Listening to this SISTERS OF MERCY single I loved but haven’t heard in years, I do have to fight the urge to deride its hokey drama. I can fight that urge though. A lot of the music I’ve loved over the years has been overly earnest and dramatic and sometimes that is what I needed at the time.

Alice also transports me back to a sparsely populated Steve Bird disco at The Sherpa pub down Chancel Road, in my home town of Scunthorpe. My friends and I religiously attended these to drink, smoke and dance to our new records. I’m alone on the dance floor. Sometimes I liked it that way, the only time I’ve ever shown extrovert tendencies. I was always shy but the music I fell for in those formative years allowed me to overcome at least a part of that. Anyway, I’m letting myself go to Alice – or Too Drunk To Fuck – or Legion – or Big A Little A. My mates Dick, Jim & Paddy getting up for their current favourites like KILLING JOKE, ECHO & THE BUNNYMEN or THE CURE. My dearest friend Paz had recently left for the lights of Middlesbrough, but if he’d have been there, he would have been up for JOY DIVISION, SPEAR OF DESTINY or a multitude of other post punk shenanigans (I missed you mate). My friends weren’t punks, more indie/alternative types but we’d been close since school and got all tribal about non-mainstream music together.

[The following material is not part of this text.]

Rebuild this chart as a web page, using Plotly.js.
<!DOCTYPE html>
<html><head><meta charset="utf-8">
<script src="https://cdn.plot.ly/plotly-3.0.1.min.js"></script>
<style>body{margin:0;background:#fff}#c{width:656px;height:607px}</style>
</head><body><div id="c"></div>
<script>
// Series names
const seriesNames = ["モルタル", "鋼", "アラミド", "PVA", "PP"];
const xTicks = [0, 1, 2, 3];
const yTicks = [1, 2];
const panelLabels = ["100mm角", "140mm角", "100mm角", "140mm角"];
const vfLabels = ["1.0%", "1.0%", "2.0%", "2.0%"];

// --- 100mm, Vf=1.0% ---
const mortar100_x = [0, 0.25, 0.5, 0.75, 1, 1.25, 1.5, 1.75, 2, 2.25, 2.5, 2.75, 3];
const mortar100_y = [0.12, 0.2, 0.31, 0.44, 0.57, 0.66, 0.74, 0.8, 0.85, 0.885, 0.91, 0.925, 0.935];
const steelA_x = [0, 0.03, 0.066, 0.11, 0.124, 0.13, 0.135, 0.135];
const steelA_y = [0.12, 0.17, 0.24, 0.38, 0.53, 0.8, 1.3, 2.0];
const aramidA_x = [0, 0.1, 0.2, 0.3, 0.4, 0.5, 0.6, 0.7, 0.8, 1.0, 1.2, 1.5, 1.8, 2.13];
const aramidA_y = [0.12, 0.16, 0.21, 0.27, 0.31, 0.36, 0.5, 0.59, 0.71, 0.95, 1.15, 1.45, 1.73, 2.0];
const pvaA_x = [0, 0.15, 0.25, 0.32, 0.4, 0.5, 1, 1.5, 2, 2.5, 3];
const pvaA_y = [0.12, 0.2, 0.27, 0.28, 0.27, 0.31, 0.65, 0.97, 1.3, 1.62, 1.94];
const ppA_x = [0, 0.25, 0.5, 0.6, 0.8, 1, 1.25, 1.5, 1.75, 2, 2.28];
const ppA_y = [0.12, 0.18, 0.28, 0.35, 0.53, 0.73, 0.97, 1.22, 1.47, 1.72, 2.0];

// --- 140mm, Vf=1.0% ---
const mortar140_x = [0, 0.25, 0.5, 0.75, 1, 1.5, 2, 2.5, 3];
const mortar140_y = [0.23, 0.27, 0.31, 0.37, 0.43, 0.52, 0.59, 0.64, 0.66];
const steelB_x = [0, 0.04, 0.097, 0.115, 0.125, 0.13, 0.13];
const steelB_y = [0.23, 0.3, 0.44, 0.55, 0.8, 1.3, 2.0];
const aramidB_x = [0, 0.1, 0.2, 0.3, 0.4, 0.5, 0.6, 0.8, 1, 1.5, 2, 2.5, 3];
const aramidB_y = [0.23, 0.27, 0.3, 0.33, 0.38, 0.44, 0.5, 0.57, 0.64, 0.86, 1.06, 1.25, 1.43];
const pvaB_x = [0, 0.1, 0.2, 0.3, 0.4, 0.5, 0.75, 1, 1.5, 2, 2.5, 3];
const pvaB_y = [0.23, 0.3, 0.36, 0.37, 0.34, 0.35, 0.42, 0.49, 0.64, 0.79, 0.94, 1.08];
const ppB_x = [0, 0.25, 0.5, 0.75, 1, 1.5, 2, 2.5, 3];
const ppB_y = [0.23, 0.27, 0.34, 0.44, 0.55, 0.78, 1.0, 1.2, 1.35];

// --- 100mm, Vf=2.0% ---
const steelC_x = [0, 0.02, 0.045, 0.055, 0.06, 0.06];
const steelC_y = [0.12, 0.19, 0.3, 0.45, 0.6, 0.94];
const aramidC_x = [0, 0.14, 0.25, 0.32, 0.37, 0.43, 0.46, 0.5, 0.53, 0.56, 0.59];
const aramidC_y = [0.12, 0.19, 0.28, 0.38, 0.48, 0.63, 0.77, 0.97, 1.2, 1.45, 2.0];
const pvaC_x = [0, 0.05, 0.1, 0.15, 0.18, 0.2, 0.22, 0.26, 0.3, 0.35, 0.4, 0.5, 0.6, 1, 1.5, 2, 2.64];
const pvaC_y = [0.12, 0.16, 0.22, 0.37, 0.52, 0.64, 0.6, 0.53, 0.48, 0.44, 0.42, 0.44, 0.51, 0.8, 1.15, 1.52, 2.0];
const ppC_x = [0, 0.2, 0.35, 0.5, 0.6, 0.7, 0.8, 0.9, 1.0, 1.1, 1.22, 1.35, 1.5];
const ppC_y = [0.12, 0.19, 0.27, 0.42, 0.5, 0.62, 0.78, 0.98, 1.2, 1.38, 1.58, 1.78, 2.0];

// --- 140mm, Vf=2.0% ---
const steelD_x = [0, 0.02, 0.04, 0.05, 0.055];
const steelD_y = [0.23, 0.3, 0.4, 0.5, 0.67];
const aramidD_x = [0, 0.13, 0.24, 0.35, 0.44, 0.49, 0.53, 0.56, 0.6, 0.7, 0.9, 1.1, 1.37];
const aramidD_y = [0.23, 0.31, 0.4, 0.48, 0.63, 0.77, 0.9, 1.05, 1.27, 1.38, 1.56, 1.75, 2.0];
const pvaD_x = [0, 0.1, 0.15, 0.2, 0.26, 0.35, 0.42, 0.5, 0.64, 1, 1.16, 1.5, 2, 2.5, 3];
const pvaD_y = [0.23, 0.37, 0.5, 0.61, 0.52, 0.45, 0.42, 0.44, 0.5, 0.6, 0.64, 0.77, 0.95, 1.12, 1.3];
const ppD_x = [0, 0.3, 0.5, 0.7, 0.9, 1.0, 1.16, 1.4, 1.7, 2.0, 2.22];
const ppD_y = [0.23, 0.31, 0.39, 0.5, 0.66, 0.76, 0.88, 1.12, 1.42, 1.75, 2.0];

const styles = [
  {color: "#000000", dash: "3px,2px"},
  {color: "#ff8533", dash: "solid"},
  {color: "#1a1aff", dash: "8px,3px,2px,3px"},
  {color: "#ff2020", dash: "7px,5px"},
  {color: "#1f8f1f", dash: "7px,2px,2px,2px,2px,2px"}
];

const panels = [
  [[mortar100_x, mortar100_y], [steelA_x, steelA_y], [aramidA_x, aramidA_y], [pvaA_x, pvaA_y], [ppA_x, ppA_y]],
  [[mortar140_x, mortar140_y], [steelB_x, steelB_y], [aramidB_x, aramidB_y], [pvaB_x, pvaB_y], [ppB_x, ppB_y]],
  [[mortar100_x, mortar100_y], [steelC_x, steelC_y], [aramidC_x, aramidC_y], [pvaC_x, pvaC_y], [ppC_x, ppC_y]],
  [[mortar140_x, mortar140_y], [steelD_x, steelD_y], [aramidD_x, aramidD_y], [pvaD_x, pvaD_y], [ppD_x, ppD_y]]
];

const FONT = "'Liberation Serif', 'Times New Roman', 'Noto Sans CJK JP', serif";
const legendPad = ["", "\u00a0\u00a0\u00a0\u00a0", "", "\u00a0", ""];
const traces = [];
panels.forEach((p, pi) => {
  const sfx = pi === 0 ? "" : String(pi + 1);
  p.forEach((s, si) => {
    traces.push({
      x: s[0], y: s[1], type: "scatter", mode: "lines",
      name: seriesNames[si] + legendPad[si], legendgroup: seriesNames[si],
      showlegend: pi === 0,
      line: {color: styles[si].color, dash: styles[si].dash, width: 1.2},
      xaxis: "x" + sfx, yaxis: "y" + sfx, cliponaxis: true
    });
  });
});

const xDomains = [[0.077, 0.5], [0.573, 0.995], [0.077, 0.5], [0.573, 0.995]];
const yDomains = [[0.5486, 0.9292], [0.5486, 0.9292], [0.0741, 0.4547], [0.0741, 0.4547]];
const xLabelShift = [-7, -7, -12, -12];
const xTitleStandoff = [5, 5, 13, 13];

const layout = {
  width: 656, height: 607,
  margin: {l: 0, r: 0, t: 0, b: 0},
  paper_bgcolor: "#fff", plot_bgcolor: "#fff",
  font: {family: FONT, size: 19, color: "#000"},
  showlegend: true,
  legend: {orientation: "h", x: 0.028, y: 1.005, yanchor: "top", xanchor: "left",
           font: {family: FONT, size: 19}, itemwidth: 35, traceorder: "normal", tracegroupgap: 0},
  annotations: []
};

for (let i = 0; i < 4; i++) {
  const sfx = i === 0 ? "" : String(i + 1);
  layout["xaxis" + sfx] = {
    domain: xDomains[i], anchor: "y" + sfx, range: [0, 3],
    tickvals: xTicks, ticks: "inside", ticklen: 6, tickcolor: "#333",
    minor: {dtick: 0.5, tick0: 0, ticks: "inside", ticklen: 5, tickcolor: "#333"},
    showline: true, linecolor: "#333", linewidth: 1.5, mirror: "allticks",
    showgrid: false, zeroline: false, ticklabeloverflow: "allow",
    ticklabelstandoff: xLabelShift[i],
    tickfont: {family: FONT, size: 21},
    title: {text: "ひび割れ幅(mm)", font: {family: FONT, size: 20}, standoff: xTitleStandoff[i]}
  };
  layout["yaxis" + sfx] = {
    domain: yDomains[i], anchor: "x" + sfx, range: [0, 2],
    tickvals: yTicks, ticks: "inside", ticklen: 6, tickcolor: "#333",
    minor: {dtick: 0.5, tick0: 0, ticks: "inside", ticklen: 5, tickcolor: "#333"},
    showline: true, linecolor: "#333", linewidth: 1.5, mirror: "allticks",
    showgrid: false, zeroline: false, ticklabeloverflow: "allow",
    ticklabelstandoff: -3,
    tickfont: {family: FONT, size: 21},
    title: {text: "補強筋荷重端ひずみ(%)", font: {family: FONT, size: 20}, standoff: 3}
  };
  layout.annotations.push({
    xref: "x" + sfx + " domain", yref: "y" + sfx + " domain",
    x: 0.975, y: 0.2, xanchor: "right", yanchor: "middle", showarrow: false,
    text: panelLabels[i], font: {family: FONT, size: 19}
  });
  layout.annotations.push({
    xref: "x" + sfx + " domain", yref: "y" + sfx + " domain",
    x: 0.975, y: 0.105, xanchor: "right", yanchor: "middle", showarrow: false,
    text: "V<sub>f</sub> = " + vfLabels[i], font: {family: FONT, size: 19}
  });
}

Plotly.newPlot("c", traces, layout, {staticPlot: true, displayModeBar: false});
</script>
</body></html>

I remember getting punched on the way home from a night at The Sherpa by one of the locals because, he said, ‘you think you’re so fucking it dressed like that!’ Okay, I may have given him one of my hard stares – I honestly don’t know why  because I’m a lover, not a fighter – maybe I thought it was a punk thing. I remember the night we saw ranting poet Seething Wells (RIP) there, local band PRODUCT OF REASON in support, a brilliant night. I remember buying a RAMONES bootleg cassette from a guy selling them out of a case, eyes darting around like some dodgy dealer selling drugs from his coat lining. Most of all though, I remember accidentally stubbing my cigarette out on my clothes while dancing to Too Drunk To Fuck by DEAD KENNEDYS and somehow managing to make it look like it was all part of my frustrated/angry dance shtick . I blush at that but it also makes me smile. Because when you and your friends are in the eye of that particular teenage storm, it’s your whole world. It is forever, yet all too soon, it’s over. Everything and nothing and you are never more alive.

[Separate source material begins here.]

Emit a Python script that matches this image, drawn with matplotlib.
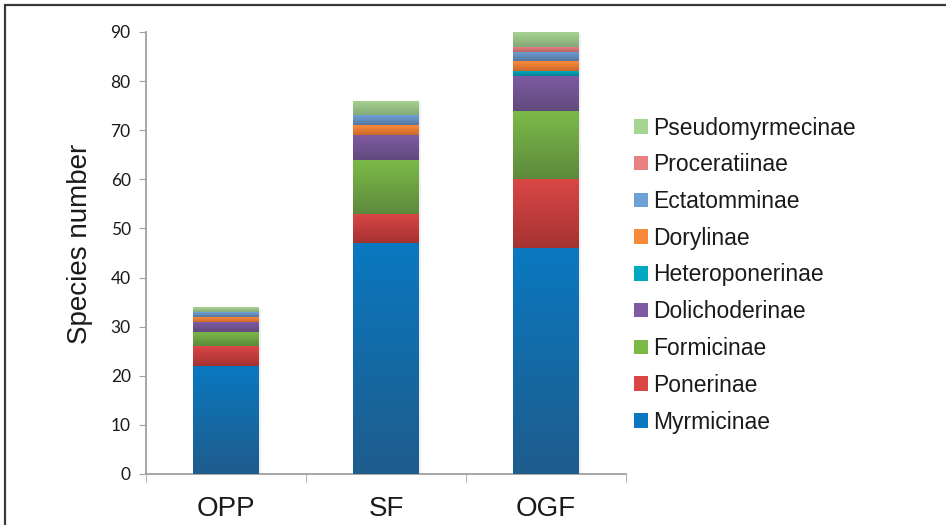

While this record wouldn’t appear on any top ten of mine or accompany me to a desert island, I chose to write about it here because it does have the peculiar ability to transport me back to the eye of that storm. For the record, I also bought the Reptile House 12”, Anaconda 7” and Temple of Love 12”.By the time they released an album I had lost interest. Easy come, easy go.

Two anecdotes: At the time of liking SOM and having their logo on my leather jacket, our local haunt was The Priory pub, home to drug dealers, bikers and punks. It was run by a landlord and landlady who were pretty easy on letting us in at 15/16. A group of older, cynical alternative types spotted the logo on my jacket and engaged me in conversation about the band. So if I liked SISTERS OF MERCY, how many times had I seen them live? (sniggers). Oh, you’ve never seen them? (more sniggers). They had seen them and they were shit (all fell about guffawing). Hilarious, I know.

2nd anecdote: my partner Lyn went to a fancy dress party with her mates about 10 years ago. She went as a punk. She wore that old leather jacket with band names and studs still intact, SISTERS OF MERCY logo pride of place on the back. She looked great. After the party, she went to a local alternative disco at The Hangar, the place that used to be the King Henry pub – one of my first real gigs was THEATRE OF HATE there. On bumping into someone she knew, who was all punk rock back in the day, he eyed up her jacket and said two things: “what the fuck do you think you’re doing?” followed by “SISTERS OF MERCY aren’t punk!” True story.